3.5 Matrimonial Love
Matrimonial Love
“In the end the Love You take,
Is equal to the Love You make.” – The Beatles
The institution of marriage is by far the least corrupt of all institutions but it reflects Our innate desire to know endless, undying Love. Perhaps We do not believe We are eternal beings but We want to know a Love that will last forever, or at least the forever We believe in; till death do Us part. And so We created the institute of marriage.
We came here to know Love and marriage is a reflection of Our fear that We may never know It. We are so afraid We will not know Love that the moment We find it, We want to keep it forever, fearing We may never know it again. So when We find Love, We ask Our Love to never leave Us, to be with Us forever and to promise to share their Love only with Us. We call this true love.
We claim ownership of Our Love, keep it to Our self and insist that it may never be shared. This immediately makes Our Love conditional which is not true Love, for true Love is unconditional.
Many have told Me that My philosophies are hundreds of years ahead of their time, though I do not believe this is true. I do not think that the institution of marriage is corrupt, only that Our perception of Love is corrupt. It is noble to profess that You will share Your Love exclusively with one other being, but it restricts the true nature of Your being. The very notion suggests Your Love has limited capacity to Love; that if You Love another, there will not be enough Love left for Your spouse. This is not true. This is jealousy in the purest form and a union of true love would be completely removed from jealousy for You would know the nature of Your own Love.

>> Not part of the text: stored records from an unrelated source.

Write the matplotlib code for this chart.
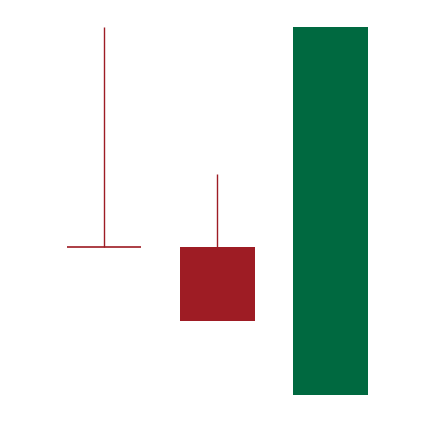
import matplotlib
matplotlib.use('Agg')
import matplotlib.pyplot as plt
import numpy as np

# OHLC values
days = [0, 1, 2]
opens = [40.4, 40.4, 0.0]
highs = [100.0, 60.0, 100.0]
lows = [40.4, 20.0, 0.0]
closes = [40.4, 20.0, 100.0]

up_col = '#006940'
down_col = '#9e1c24'
width = 0.66

fig = plt.figure(figsize=(4.34, 4.22), dpi=100)
ax = fig.add_axes([0, 0, 1, 1])

for d, o, h, l, c in zip(days, opens, highs, lows, closes):
	col = up_col if c > o else down_col
	top, bot = max(o, c), min(o, c)
	# wicks only outside the body
	if h > top:
		ax.vlines(d, top, h, color=col, linewidth=1, zorder=1)
	if l < bot:
		ax.vlines(d, l, bot, color=col, linewidth=1, zorder=1)
	if c == o:
		ax.hlines(o, d - width / 2, d + width / 2, color=col, linewidth=1.2, zorder=2)
	else:
		ax.bar(d, top - bot, bottom=bot, width=width, color=col, linewidth=0, zorder=2)

ax.set_xlim(-0.918, 2.914)
ax.set_ylim(-7.35, 107.48)
ax.axis('off')

fig.savefig('out.png', dpi=100)
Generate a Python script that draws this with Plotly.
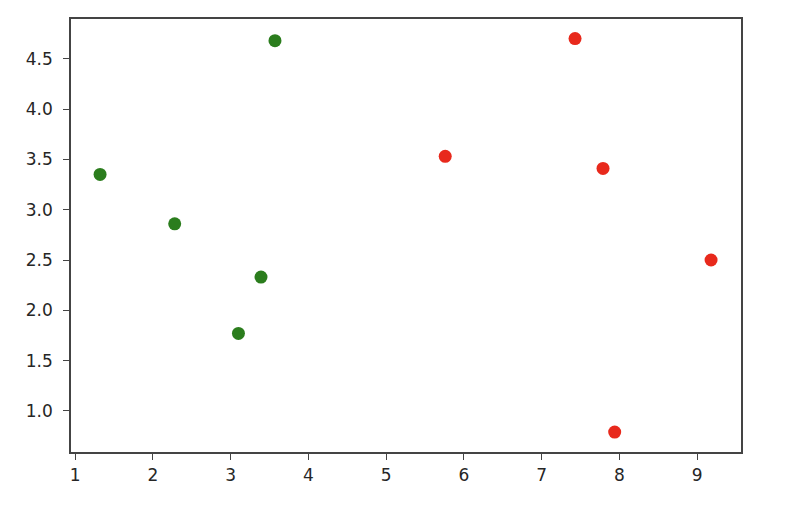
import plotly.graph_objects as go

# two groups of points
green_x = [1.32, 2.28, 3.57, 3.39, 3.10]
green_y = [3.35, 2.86, 4.68, 2.33, 1.77]

red_x = [5.76, 7.43, 7.79, 9.18, 7.94]
red_y = [3.53, 4.70, 3.41, 2.50, 0.79]

GREEN = "#2b7d1d"
RED = "#e8291c"
INK = "#262626"

fig = go.Figure()
fig.add_trace(go.Scatter(x=green_x, y=green_y, mode="markers",
                         marker=dict(size=13, color=GREEN)))
fig.add_trace(go.Scatter(x=red_x, y=red_y, mode="markers",
                         marker=dict(size=13, color=RED)))

axis_style = dict(
    showline=True, linecolor="#444444", linewidth=1.5, mirror=True,
    showgrid=False, zeroline=False,
    ticks="outside", ticklen=6, tickwidth=1.3, tickcolor="#444444",
    tickfont=dict(family="DejaVu Sans", size=17, color=INK),
)

fig.update_xaxes(range=[0.946, 9.565], tickmode="linear", tick0=1, dtick=1,
                 ticklabelstandoff=1, **axis_style)
fig.update_yaxes(range=[0.592, 4.895], tickmode="linear", tick0=1, dtick=0.5,
                 tickformat=".1f", ticklabelstandoff=7, **axis_style)

fig.update_layout(
    width=792, height=514,
    margin=dict(l=63, r=59, t=9, b=70),
    plot_bgcolor="white", paper_bgcolor="white",
    showlegend=False,
)

fig.write_html("out.html")
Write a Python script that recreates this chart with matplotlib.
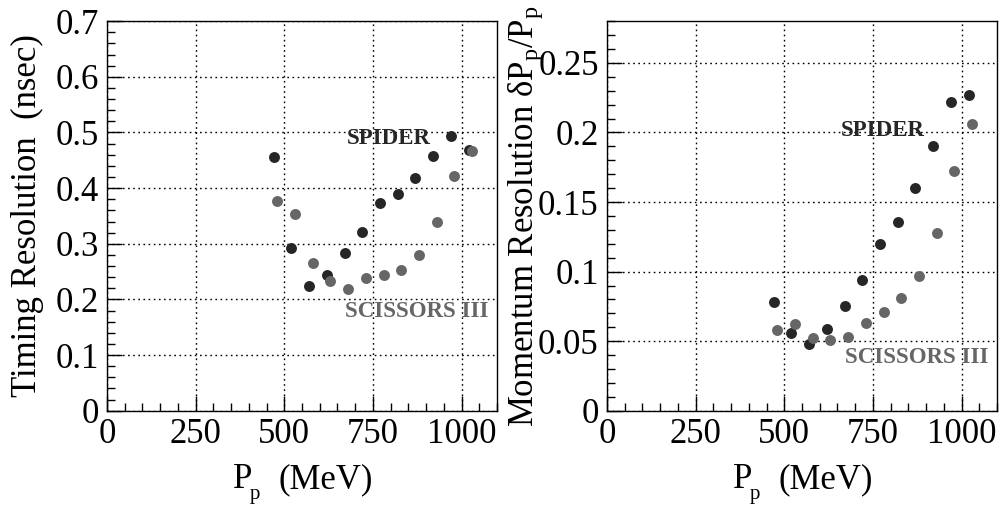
import matplotlib
matplotlib.use("Agg")
import matplotlib.pyplot as plt
from matplotlib.ticker import MultipleLocator, FuncFormatter

plt.rcParams['font.family'] = ['Liberation Serif', 'DejaVu Serif']
plt.rcParams['mathtext.fontset'] = 'custom'
plt.rcParams['mathtext.rm'] = 'Liberation Serif'
plt.rcParams['mathtext.it'] = 'Liberation Serif:italic'

# Data
spider_p = [470, 520, 570, 620, 670, 720, 770, 820, 870, 920, 970, 1020]
scissors_p = [480, 530, 580, 630, 680, 730, 780, 830, 880, 930, 980, 1030]

spider_timing = [0.456, 0.292, 0.224, 0.244, 0.284, 0.321, 0.374, 0.390, 0.419, 0.458, 0.493, 0.468]
scissors_timing = [0.377, 0.354, 0.266, 0.234, 0.218, 0.238, 0.244, 0.253, 0.279, 0.339, 0.421, 0.466]

spider_mom = [0.078, 0.056, 0.048, 0.059, 0.075, 0.094, 0.120, 0.136, 0.160, 0.190, 0.222, 0.227]
scissors_mom = [0.058, 0.062, 0.052, 0.051, 0.053, 0.063, 0.071, 0.081, 0.097, 0.128, 0.172, 0.206]

dark = '#262626'
grey = '#666666'

fig = plt.figure(figsize=(10, 5.05), dpi=100)
ax1 = fig.add_axes([0.107, 0.1867, 0.390, 0.7713])
ax2 = fig.add_axes([0.607, 0.1867, 0.390, 0.7713])

fmt = FuncFormatter(lambda v, p: '%g' % round(v, 4))

def style(ax, ymax, ymaj, ymin):
    ax.set_xlim(0, 1100)
    ax.set_ylim(0, ymax)
    ax.xaxis.set_major_locator(MultipleLocator(250))
    ax.xaxis.set_minor_locator(MultipleLocator(50))
    ax.yaxis.set_major_locator(MultipleLocator(ymaj))
    ax.yaxis.set_minor_locator(MultipleLocator(ymin))
    ax.yaxis.set_major_formatter(fmt)
    ax.xaxis.set_major_formatter(fmt)
    ax.tick_params(which='both', direction='in', top=False, right=False,
                   labelsize=25, width=1, colors='black')
    ax.tick_params(which='major', length=11, pad=6)
    ax.tick_params(which='minor', length=6)
    ax.tick_params(axis='x', which='major', pad=5)
    ax.grid(True, which='major', linestyle=(0, (1.2, 2.5)), color='black', linewidth=1.0)
    ax.set_axisbelow(True)
    for s in ax.spines.values():
        s.set_linewidth(1.0)
        s.set_color('black')
    # x-axis title "P_p  (MeV)" drawn ROOT-style with a deep subscript
    ax.text(0.323, -0.198, 'P', transform=ax.transAxes, fontsize=25,
            ha='left', va='baseline', clip_on=False)
    ax.text(0.367, -0.227, 'p', transform=ax.transAxes, fontsize=15,
            ha='left', va='baseline', clip_on=False)
    ax.text(0.441, -0.198, '(MeV)', transform=ax.transAxes, fontsize=25,
            ha='left', va='baseline', clip_on=False)

style(ax1, 0.7, 0.1, 0.02)
style(ax2, 0.28, 0.05, 0.01)

ms = 62
ax1.scatter(spider_p, spider_timing, s=ms, color=dark, zorder=3, linewidths=0)
ax1.scatter(scissors_p, scissors_timing, s=ms, color=grey, zorder=4, linewidths=0)
ax2.scatter(spider_p, spider_mom, s=ms, color=dark, zorder=3, linewidths=0)
ax2.scatter(scissors_p, scissors_mom, s=ms, color=grey, zorder=4, linewidths=0)

ax1.text(676, 0.489, 'SPIDER', fontsize=16.5, fontweight='bold', color=dark, va='center', ha='left')
ax1.text(671, 0.1775, 'SCISSORS III', fontsize=16.5, fontweight='bold', color=grey, va='center', ha='left')
ax2.text(659, 0.2017, 'SPIDER', fontsize=16.5, fontweight='bold', color=dark, va='center', ha='left')
ax2.text(670, 0.0386, 'SCISSORS III', fontsize=16.5, fontweight='bold', color=grey, va='center', ha='left')

ax1.set_ylabel('Timing Resolution  (nsec)', fontsize=25)
ax1.yaxis.set_label_coords(-0.162, 0.5)
ax2.set_ylabel('Momentum Resolution δP$_{\\mathrm{p}}$/P$_{\\mathrm{p}}$', fontsize=25)
ax2.yaxis.set_label_coords(-0.158, 0.5)

fig.savefig('out.png', dpi=100)
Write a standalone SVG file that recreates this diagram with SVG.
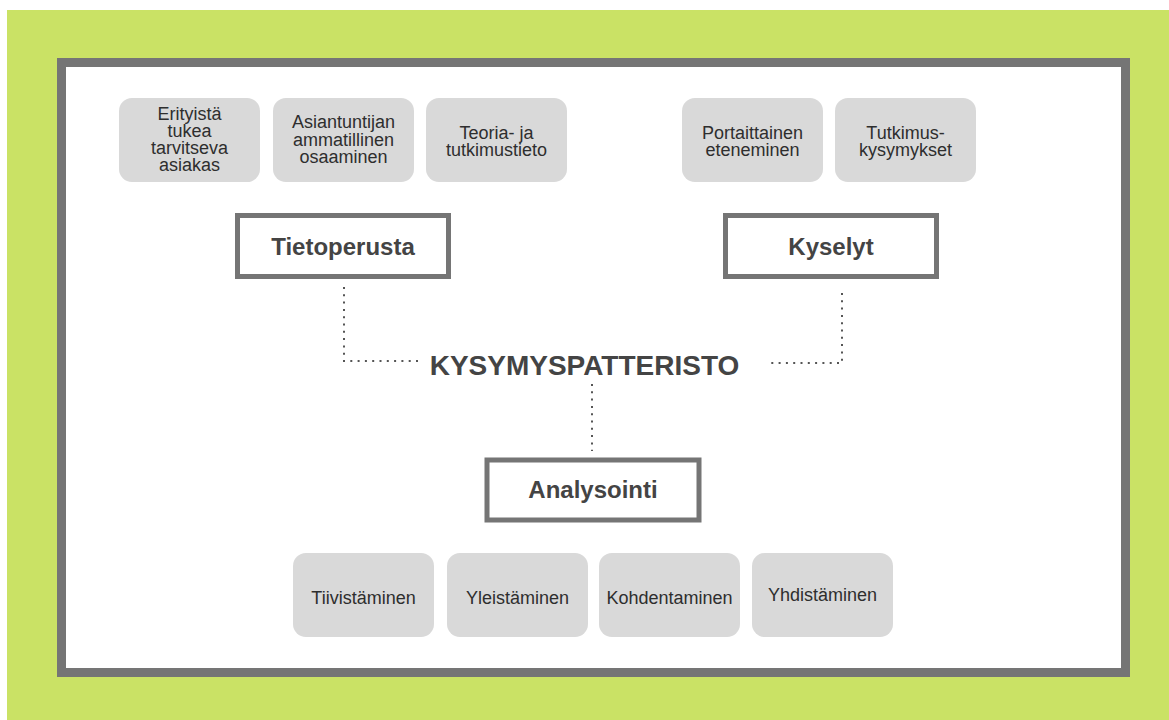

The union of marriage will one day be understood as a union of spirit. The decision to share Your Love with another being will be the act of choosing a spiritual companion to share thoughts and feelings of the wonder of Your creation. You will understand that the differences between Us are what make Us the same, that the more Love You know through experience, the more Love You will have to share with Your partner. You need only ask a couple who have endured beyond infidelity to know this is true.
For now I understand that this concept is too great for most. I am not suggesting that You destroy Your marriage by committing acts of adultery, I am simply suggesting that the institute of marriage instils in Us that there is only one person who will Love You and only one person You can Love (aside from family). In order to know Love We need to understand that We are all family, that Our capacity to Love is unlimited. You should not be afraid to tell someone they are beautiful, or intelligent, or divine. We should not be taught to withhold Our Love and compassion for other members of the human family. We are all one.